STEPHEN A. DOUGLAS
AND THE
AMERICAN UNION
7. The Crisis of Secession
Douglas approached the 1860 presidential race with renewed enthusiasm. Determined not to repeat the mistakes of 1852 and 1856, he put together a disciplined campaign organization. James W. Sheahan, editor of the pro-Douglas Chicago Times, published a campaign biography of Douglas. The office staff was expanded to handle the surge of correspondence, and newspapers in both the North and South were persuaded to climb aboard the Douglas bandwagon.
However, deep divisions within the Democratic party brought the Charleston convention in April to an early standstill. Dissatisfied with the platform, southern delegates walked out of the convention. Delegates from the North and West could not agree on a nominee, and the convention was adjourned for six weeks. When the Democrats reassembled in Baltimore in June, dissention over delegate credentials provoked another walkout of southern and border state delegations, along with representatives from Massachusetts. Douglas was nominated by the remaining delegates, but the party had lost its national cohesion.
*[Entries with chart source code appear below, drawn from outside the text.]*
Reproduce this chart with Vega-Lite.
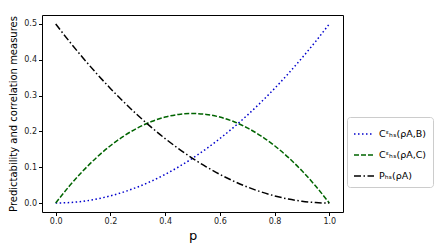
{
  "$schema": "https://vega.github.io/schema/vega-lite/v6.json",
  "width": 301,
  "height": 197,
  "autosize": "none",
  "padding": {"left": 42, "top": 15, "right": 96, "bottom": 39},
  "background": "white",
  "config": {
    "font": "DejaVu Sans",
    "view": {"stroke": "#000000", "strokeWidth": 1}
  },
  "data": {
    "values": [
      {"p": 0.0, "a": 0.0, "b": 0.0, "c": 0.5},
      {"p": 0.05, "a": 0.00125, "b": 0.0475, "c": 0.45125},
      {"p": 0.1, "a": 0.005, "b": 0.09, "c": 0.405},
      {"p": 0.15, "a": 0.01125, "b": 0.1275, "c": 0.36125},
      {"p": 0.2, "a": 0.02, "b": 0.16, "c": 0.32},
      {"p": 0.25, "a": 0.03125, "b": 0.1875, "c": 0.28125},
      {"p": 0.3, "a": 0.045, "b": 0.21, "c": 0.245},
      {"p": 0.35, "a": 0.06125, "b": 0.2275, "c": 0.21125},
      {"p": 0.4, "a": 0.08, "b": 0.24, "c": 0.18},
      {"p": 0.45, "a": 0.10125, "b": 0.2475, "c": 0.15125},
      {"p": 0.5, "a": 0.125, "b": 0.25, "c": 0.125},
      {"p": 0.55, "a": 0.15125, "b": 0.2475, "c": 0.10125},
      {"p": 0.6, "a": 0.18, "b": 0.24, "c": 0.08},
      {"p": 0.65, "a": 0.21125, "b": 0.2275, "c": 0.06125},
      {"p": 0.7, "a": 0.245, "b": 0.21, "c": 0.045},
      {"p": 0.75, "a": 0.28125, "b": 0.1875, "c": 0.03125},
      {"p": 0.8, "a": 0.32, "b": 0.16, "c": 0.02},
      {"p": 0.85, "a": 0.36125, "b": 0.1275, "c": 0.01125},
      {"p": 0.9, "a": 0.405, "b": 0.09, "c": 0.005},
      {"p": 0.95, "a": 0.45125, "b": 0.0475, "c": 0.00125},
      {"p": 1.0, "a": 0.5, "b": 0.0, "c": 0.0}
    ]
  },
  "transform": [
    {"fold": ["a", "b", "c"], "as": ["key", "value"]},
    {"lookup": "key", "from": {"data": {"values": [
      {"key": "a", "series": "Cᵋₕₛ(ρA,B)"},
      {"key": "b", "series": "Cᵋₕₛ(ρA,C)"},
      {"key": "c", "series": "Pₕₛ(ρA)"}
    ]}, "key": "key", "fields": ["series"]}}
  ],
  "mark": {"type": "line", "strokeWidth": 1.5, "interpolate": "monotone"},
  "encoding": {
    "x": {
      "field": "p", "type": "quantitative",
      "scale": {"domain": [-0.05, 1.05], "nice": false, "zero": false},
      "axis": {
        "values": [0, 0.2, 0.4, 0.6, 0.8, 1.0], "format": ".1f",
        "title": "p", "titleFontSize": 13, "titleFontWeight": "normal", "titleColor": "#000",
        "titlePadding": 4,
        "labelFontSize": 8, "labelColor": "#222", "tickColor": "#000", "tickSize": 3.5,
        "grid": false, "domain": false
      }
    },
    "y": {
      "field": "value", "type": "quantitative",
      "scale": {"domain": [-0.025, 0.525], "nice": false, "zero": false},
      "axis": {
        "values": [0, 0.1, 0.2, 0.3, 0.4, 0.5], "format": ".1f",
        "title": "Predictability and correlation measures", "titleFontSize": 10,
        "titleFontWeight": "normal", "titleColor": "#000", "titlePadding": 5,
        "labelFontSize": 8, "labelColor": "#222", "tickColor": "#000", "tickSize": 3.5,
        "grid": false, "domain": false
      }
    },
    "color": {
      "field": "series", "type": "nominal",
      "scale": {"domain": ["Cᵋₕₛ(ρA,B)", "Cᵋₕₛ(ρA,C)", "Pₕₛ(ρA)"], "range": ["#0000cd", "#006400", "#000000"]},
      "legend": {
        "orient": "none", "legendX": 305, "legendY": 102, "title": null,
        "symbolType": "stroke", "symbolSize": 400, "symbolStrokeWidth": 1.5,
        "labelFontSize": 9.5, "labelColor": "#000", "rowPadding": 5,
        "padding": 6, "strokeColor": "#cccccc", "fillColor": "white", "cornerRadius": 3
      }
    },
    "strokeDash": {
      "field": "series", "type": "nominal",
      "scale": {"domain": ["Cᵋₕₛ(ρA,B)", "Cᵋₕₛ(ρA,C)", "Pₕₛ(ρA)"], "range": [[1.5, 2.5], [5, 2], [7, 2.5, 1.5, 2.5]]},
      "legend": null
    }
  }
}
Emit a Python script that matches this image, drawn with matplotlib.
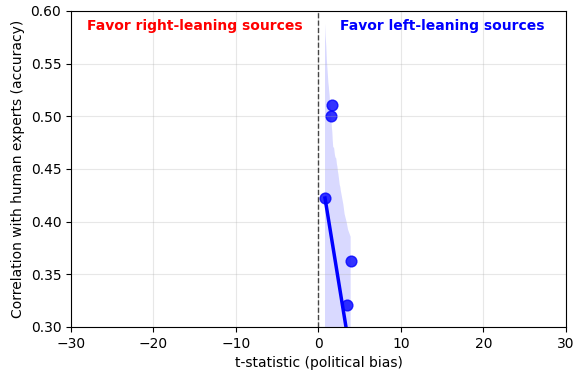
import numpy as np
import pandas as pd
import matplotlib
matplotlib.use('Agg')
import matplotlib.pyplot as plt
import seaborn as sns

# t-statistic (political bias) vs correlation with human experts
# the last two models fall below the y-limit but still enter the fit
t_stat = [1.67, 1.55, 0.79, 3.90, 3.42, 1.50, 3.13]
accuracy = [0.511, 0.500, 0.422, 0.363, 0.321, 0.208, 0.130]

df = pd.DataFrame({'t_stat': t_stat, 'accuracy': accuracy})

fig, ax = plt.subplots(figsize=(5.74, 3.74), dpi=100)
fig.subplots_adjust(left=0.1237, right=0.986, top=0.9706, bottom=0.1257)

sns.regplot(data=df, x='t_stat', y='accuracy', ax=ax, color='blue',
            scatter_kws={'s': 60, 'alpha': 0.8}, line_kws={'linewidth': 2.5},
            seed=2)

ax.axvline(0, color='black', linestyle='--', linewidth=1, alpha=0.7)
ax.text(-15, 0.586, 'Favor right-leaning sources', color='red',
        fontweight='bold', fontsize=10, ha='center', va='center')
ax.text(15, 0.586, 'Favor left-leaning sources', color='blue',
        fontweight='bold', fontsize=10, ha='center', va='center')

ax.set_xlim(-30, 30)
ax.set_ylim(0.30, 0.60)
ax.set_xlabel('t-statistic (political bias)')
ax.set_ylabel('Correlation with human experts (accuracy)')
ax.grid(True, alpha=0.3)

fig.savefig('out.png', dpi=100)
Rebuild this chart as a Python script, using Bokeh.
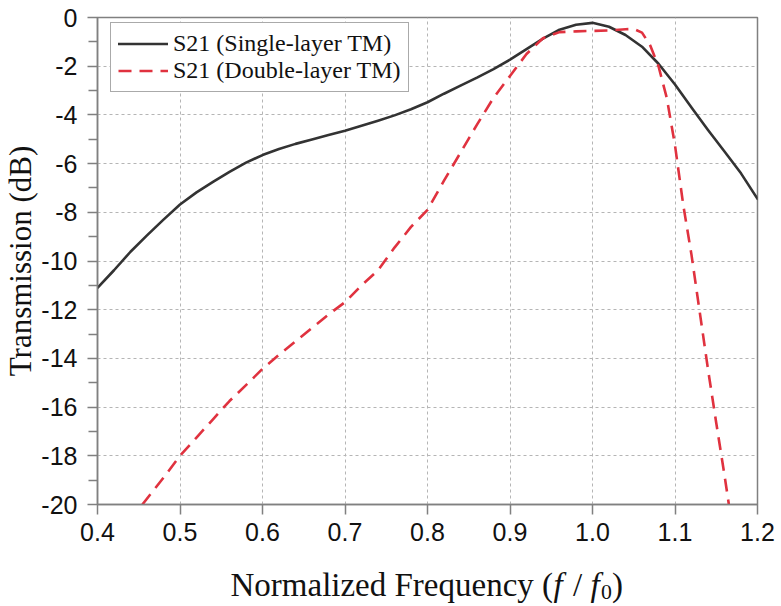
from bokeh.core.properties import value
from bokeh.embed import file_html
from bokeh.layouts import column
from bokeh.models import (FixedTicker, Legend, LegendItem,
                          NumeralTickFormatter, Range1d)
from bokeh.plotting import figure
from bokeh.resources import INLINE

# Normalized frequency (f / f0) and S21 transmission in dB, single-layer TM
freq_single = [0.40, 0.42, 0.44, 0.46, 0.48, 0.50, 0.52, 0.54, 0.56, 0.58,
               0.60, 0.62, 0.64, 0.66, 0.68, 0.70, 0.72, 0.74, 0.76, 0.78,
               0.80, 0.82, 0.84, 0.86, 0.88, 0.90, 0.92, 0.94, 0.96, 0.98,
               1.00, 1.02, 1.04, 1.06, 1.08, 1.10, 1.12, 1.14, 1.16, 1.18,
               1.20]
s21_single = [-11.10, -10.38, -9.62, -8.95, -8.30, -7.68, -7.18, -6.75, -6.34, -5.96,
              -5.65, -5.40, -5.19, -5.01, -4.83, -4.65, -4.45, -4.24, -4.02, -3.77,
              -3.48, -3.13, -2.80, -2.47, -2.12, -1.73, -1.30, -0.87, -0.50, -0.30,
              -0.22, -0.38, -0.72, -1.20, -1.90, -2.75, -3.70, -4.62, -5.50, -6.40,
              -7.45]

# Double-layer TM
freq_double = [0.4544, 0.48, 0.50, 0.52, 0.54, 0.56, 0.58, 0.60, 0.62, 0.64,
               0.66, 0.68, 0.70, 0.72, 0.74, 0.76, 0.78, 0.80, 0.82, 0.84,
               0.86, 0.88, 0.90, 0.92, 0.94, 0.96, 0.98, 1.00, 1.02, 1.04,
               1.05, 1.06, 1.07, 1.08, 1.09, 1.10, 1.11, 1.12, 1.13, 1.14,
               1.15, 1.16, 1.1653]
s21_double = [-20.00, -18.90, -18.00, -17.25, -16.50, -15.75, -15.10, -14.43, -13.85, -13.30,
              -12.75, -12.20, -11.69, -11.00, -10.38, -9.45, -8.60, -7.90, -6.70, -5.55,
              -4.40, -3.30, -2.40, -1.50, -0.85, -0.60, -0.57, -0.55, -0.53, -0.48,
              -0.47, -0.62, -1.15, -2.00, -3.30, -5.25, -7.70, -9.75, -12.10, -14.45,
              -16.65, -18.80, -20.00]

x_ticks = [0.4, 0.5, 0.6, 0.7, 0.8, 0.9, 1.0, 1.1, 1.2]
y_ticks = [0, -2, -4, -6, -8, -10, -12, -14, -16, -18, -20]
y_tick_labels = ["0", "-2", "-4", "-6", "-8", "-10", "-12", "-14", "-16", "-18", "-20"]
y_minor_ticks = [-1, -3, -5, -7, -9, -11, -13, -15, -17, -19]

series_labels = ["S21 (Single-layer TM)", "S21 (Double-layer TM)"]
x_title_parts = ["Normalized Frequency (", "f", "/", "f", "0", ")"]
y_title = "Transmission (dB)"

AXIS_GRAY = "#808080"
TEXT = "#111111"
SERIF = "Liberation Serif"
SANS = "Liberation Sans"

TOTAL_W, TOTAL_H = 781, 606
XTITLE_H = 46          # strip holding the horizontal axis title
PLOT_H = TOTAL_H - XTITLE_H
FRAME_LEFT, FRAME_RIGHT, FRAME_TOP, FRAME_BOTTOM = 95, 757, 17, 504

p = figure(width=TOTAL_W, height=PLOT_H, output_backend="svg", toolbar_location=None,
           title=None, frame_align=False,
           x_range=Range1d(0.4, 1.2), y_range=Range1d(-20, 0),
           min_border_left=FRAME_LEFT,
           min_border_right=TOTAL_W - FRAME_RIGHT,
           min_border_top=FRAME_TOP,
           min_border_bottom=PLOT_H - FRAME_BOTTOM)
p.background_fill_color = "white"
p.border_fill_color = "white"
p.outline_line_color = AXIS_GRAY
p.outline_line_width = 1.5

# axes
p.xaxis.ticker = FixedTicker(ticks=x_ticks)
p.xaxis.formatter = NumeralTickFormatter(format="0.0")
p.yaxis.ticker = FixedTicker(ticks=y_ticks, minor_ticks=y_minor_ticks)
p.yaxis.major_label_overrides = dict(zip(y_ticks, y_tick_labels))
for ax in (p.xaxis[0], p.yaxis[0]):
    ax.axis_line_color = AXIS_GRAY
    ax.axis_line_width = 1.5
    ax.major_tick_line_color = AXIS_GRAY
    ax.major_tick_line_width = 1.5
    ax.major_tick_in = 0
    ax.major_tick_out = 10
    ax.minor_tick_line_color = AXIS_GRAY
    ax.minor_tick_line_width = 1.5
    ax.minor_tick_in = 0
    ax.minor_tick_out = 9
    ax.major_label_text_font = SANS
    ax.major_label_text_font_size = "25px"
    ax.major_label_text_color = TEXT
p.xaxis.major_label_standoff = 8
p.yaxis.major_label_standoff = 10

# vertical title drawn by the axis itself
p.yaxis.axis_label = y_title
p.yaxis.axis_label_text_font = SERIF
p.yaxis.axis_label_text_font_size = "31px"
p.yaxis.axis_label_text_font_style = "normal"
p.yaxis.axis_label_text_color = TEXT
p.yaxis.axis_label_standoff = 0

# dotted grid
p.xgrid.ticker = FixedTicker(ticks=x_ticks)
p.ygrid.ticker = FixedTicker(ticks=y_ticks)
for g in (p.xgrid[0], p.ygrid[0]):
    g.grid_line_color = "#b5b5b5"
    g.grid_line_width = 1
    g.grid_line_dash = "3 3"

r_single = p.line(freq_single, s21_single, line_color="#333333", line_width=2.6,
                  line_join="round", line_cap="round")
r_double = p.line(freq_double, s21_double, line_color="#e0323f", line_width=2.6,
                  line_dash="13 8", line_join="round")

legend = Legend(items=[LegendItem(label=series_labels[0], renderers=[r_single]),
                       LegendItem(label=series_labels[1], renderers=[r_double])],
                location=(13, 412))
legend.label_text_font = SERIF
legend.label_text_font_size = "24px"
legend.label_text_color = TEXT
legend.label_height = 27
legend.label_standoff = 5
legend.glyph_width = 50
legend.glyph_height = 27
legend.spacing = 0
legend.padding = 7
legend.margin = 0
legend.border_line_color = "#555555"
legend.border_line_width = 1
legend.background_fill_color = "white"
legend.background_fill_alpha = 1
p.add_layout(legend)

# horizontal title on a blank strip whose data units are pixels,
# so that f can be italic and 0 a subscript
xtitle = figure(width=TOTAL_W, height=XTITLE_H, output_backend="svg",
                toolbar_location=None, title=None, frame_align=False,
                x_range=Range1d(0, TOTAL_W), y_range=Range1d(0, XTITLE_H),
                min_border=0)
xtitle.axis.visible = False
xtitle.grid.visible = False
xtitle.outline_line_color = None
xtitle.background_fill_color = "white"
xtitle.border_fill_color = "white"

fs = 33.0
sub = round(fs * 0.66, 1)
advance = [9.775 * fs + 0.5,            # "Normalized Frequency ("
           0.278 * fs + 0.25 * fs + 2,  # italic f and a space
           0.278 * fs + 0.25 * fs,      # slash and a space
           0.278 * fs + 1.5,            # italic f
           0.5 * sub,                   # subscript 0
           0.333 * fs]                  # ")"
styles = ["normal", "italic", "normal", "italic", "normal", "normal"]
sizes = [fs, fs, fs, fs, sub, fs]
lifts = [0, 0, 0, 0, -7, 0]
baseline = 22
xs, ys = [], []
cursor = 230.0
for w, dy in zip(advance, lifts):
    xs.append(cursor)
    ys.append(baseline + dy)
    cursor += w
for part, x0, y0, st, sz in zip(x_title_parts, xs, ys, styles, sizes):
    xtitle.text(x=[x0], y=[y0], text=[part], text_align="left",
                text_baseline="alphabetic", text_font=value(SERIF),
                text_font_style=st, text_font_size=f"{sz}px", text_color=TEXT)

layout = column(p, xtitle, spacing=0)

open("out.html", "w").write(file_html(layout, INLINE))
Three other candidates were also in the presidential race. The Constitutional Union party nominated John Bell of Tennessee. The breakaway southern Democrats nominated John C. Breckinridge of Kentucky, Douglas's next-door neighbor in Washington. And the Republican party chose Douglas's familiar Illinois rival, Abraham Lincoln.
Douglas believed that the disintegration of the Democratic party threatened to break up the Union. "Secession is disunion," he proclaimed to a crowd outside his house. "Secession from the Democratic party means secession from the federal Union."
So great was Douglas's concern that he decided to break the historical precedent that had kept presidential candidates from campaigning actively on their own behalf. Urged on by Adele, Douglas planned a personal campaign that would touch all regions of the country, both north and south. He hoped to take northern votes away from Lincoln and persuade southern Democrats to return to the party. If all else failed, he wanted to ensure that the Democratic party survived as a truly national rather than sectional political organization.
The Douglas campaign began with a stump tour of New York and New England. Surprised by the strength of Lincoln and the Republicans, Douglas next turned south to Norfolk, Raleigh, and Richmond, urging his listeners not to follow the breakaway Democrats out of the party fold. He moved through Pennsylvania and New York, trying to lure voters away from Lincoln and the Republicans. In Indiana, Illinois, Iowa, Wisconsin, and Michigan, Douglas pressed the case for the preservation of the Union. With time running out and secession still threatening, Douglas returned to the South. Adele joined him as he moved through Tennessee, Alabama, and Georgia. Douglas received death threats. In Montgomery, he and Adele were hit by eggs thrown at them, and at Selma the deck of a steamboat gave way, severely bruising Senator and Mrs. Douglas. Adele stayed behind to recover, but Douglas hobbled on with a crutch, arriving in Mobile for his final stop on the day before the election.
As the election returns began to come in, it was apparent that Douglas's dogged effort to keep the country and the Democratic party united had failed. In the four-man presidential race, Douglas came in second with twenty-nine per cent of the popular vote. The Democratic vote in the North was solidly in Douglas's favor; but apart from a few border states, most of the South had remained adamantly dedicated to slavery and secession. While the four-way split of the vote denied Lincoln a popular majority, the Republican candidate carried the electoral college and won the presidential contest.
Douglas had lost more than the election; he had also put himself in financial peril by selling some of his land and borrowed extensive sums of cash to finance his campaign. As collateral for his loans, Douglas mortgaged his remaining Chicago properties, sparing only the Oakenwald tract on which he and Adele intended to build their house. With the campaign over and his resources exhausted, Douglas now confronted the possibility of personal bankruptcy.
The cause of the Union was nearly lost. The desertion of southern Democrats had produced such bitterness that the party might never again function as an effective national organization. The grand dream of continental expansion and national prosperity on which Douglas had staked his political career and personal fortune now lay shattered by the forces of secession.